BW: I can’t begin to express my admiration for what she is doing. She’s obviously this great young actor and then to come back and see her in the midst of her doing what I think is once in a generation. I think she’s doing Sophie’s Choice, the series, I mean this unspeakable obligation to be emotionally dilated and vulnerable relentlessly, and then on top of that, she is nothing but kind, which I think is important and important in creating a place in which people can create. She is a touchstone for this, she’s not just “Oh yeah, I’ll take an Executive Producer credit”. She is the touchstone, she is on the ground floor of story discussions, script discussions, notes, when we’re going to shoot it, lenses – she is…it’s stunning what she is doing and doing it in an almost effortless way, it’s mind-boggling to me.

Bradley Whitford gushes about Elisabeth Moss interviewBT: Do you think that art changes the culture?

BW: Yes, I do. I worry that people who share my political beliefs don’t understand that I think that politics is the way that you create your moral vision. Will & Grace helps a lot, but it doesn’t get the job done until you have purpose,
and culture won’t help you if you have a pre-existing condition. But I think that it is very important and I think that in a very difficult world filled with cruelty, we tend to turn off and statistics get dismissed. I think it’s very powerful and can change the world when you focus on an individual experience like June’s experience navigating Gilead. Absolutely!

BT: What is something that you would like an audience to respond to for this character?

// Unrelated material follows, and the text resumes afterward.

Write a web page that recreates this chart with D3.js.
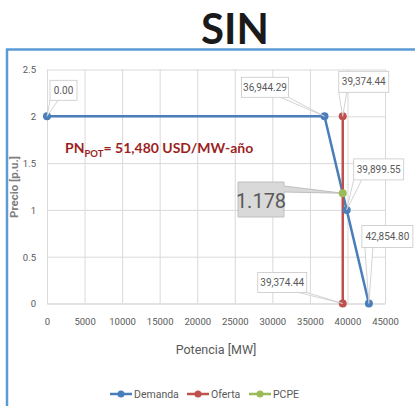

BW: What is interesting about this character is that there is nothing linear about the trajectory and there are constant contradictions with it. I guess I want an audience to know that the way the writers and the creative team, the writers may know, I don’t think that the writers know where we are going to go and I guess I’d want the audience to know that. [laughs] I can’t figure this guy out yet either. So it’s very interesting to think about where he is going to land and that sort of lack of knowledge about where he is going to go is what makes it really interesting and really dangerous for June.

 

New episodes of The Handmaid’s Tale are released every Wednesday on Hulu. Season three of the hit show airs on Sunday nights at 9pm ET on Bravo in Canada.